Kuehnle is very familiar with the IB Diploma Programme, which was offered at Springfield High. “While I certainly want to see continued growth in that program here,” he says, “not everybody has to be an IB Diploma student to benefit from being part of an IB District. The goal of the IB experience is to emerge as someone with knowledge and compassion for your fellow humans and to be intelligently prepared to engage in the world.”
As for his educational philosophy, he says, “I’m a strong believer that all students can achieve highly. Some may need additional support or additional time, and that’s fine. As educators, it’s our job to provide that. Some students may have lofty college and career aspirations, and others may have different dreams. It’s our job to prepare them for success in high school and far beyond.”
As principal of Shaker Heights High School, Kuehnle is prepared to do a lot of listening.

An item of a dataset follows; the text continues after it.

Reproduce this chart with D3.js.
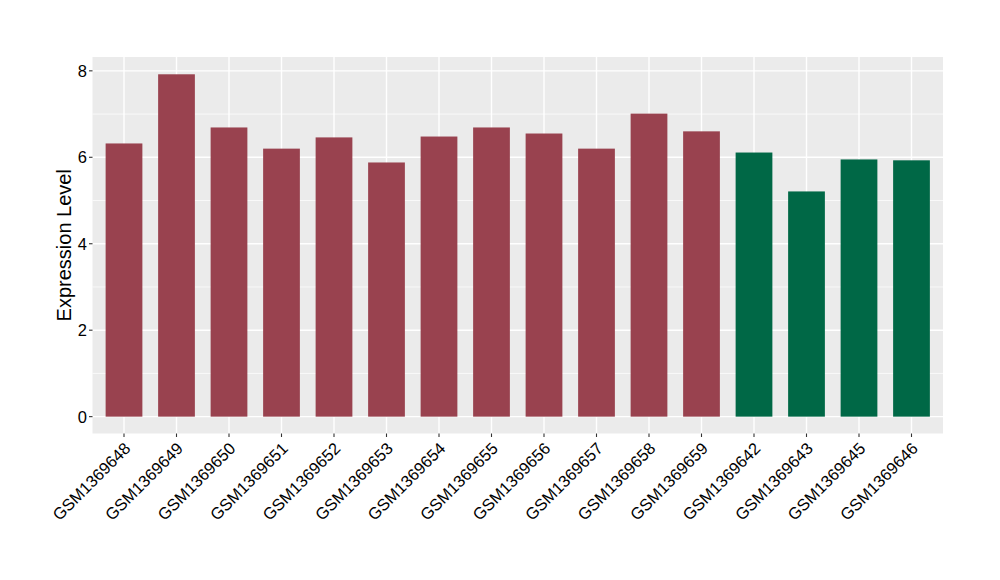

“My mission this year is to build relationships,” he says. “I’m not coming in to make any seismic changes. I want to get to know people and learn what we do well and where we have opportunities for growth. You have to be willing to engage with all parties and to have honest conversations. As an educator, I’m an expert on teaching and learning, but as a parent, you’re the expert on your child.”
While he is responsive to e-mail and can be found on social media (follow him on Twitter @ShakerPrincipal), he prefers face-to-face communication for getting the whole story. He looks forward to those honest conversations, whether they happen at the high school, at community events, or in the aisles of the grocery store.
“I would like to tell members of the community the same thing I have said to my staff: Come on in, my door is open.”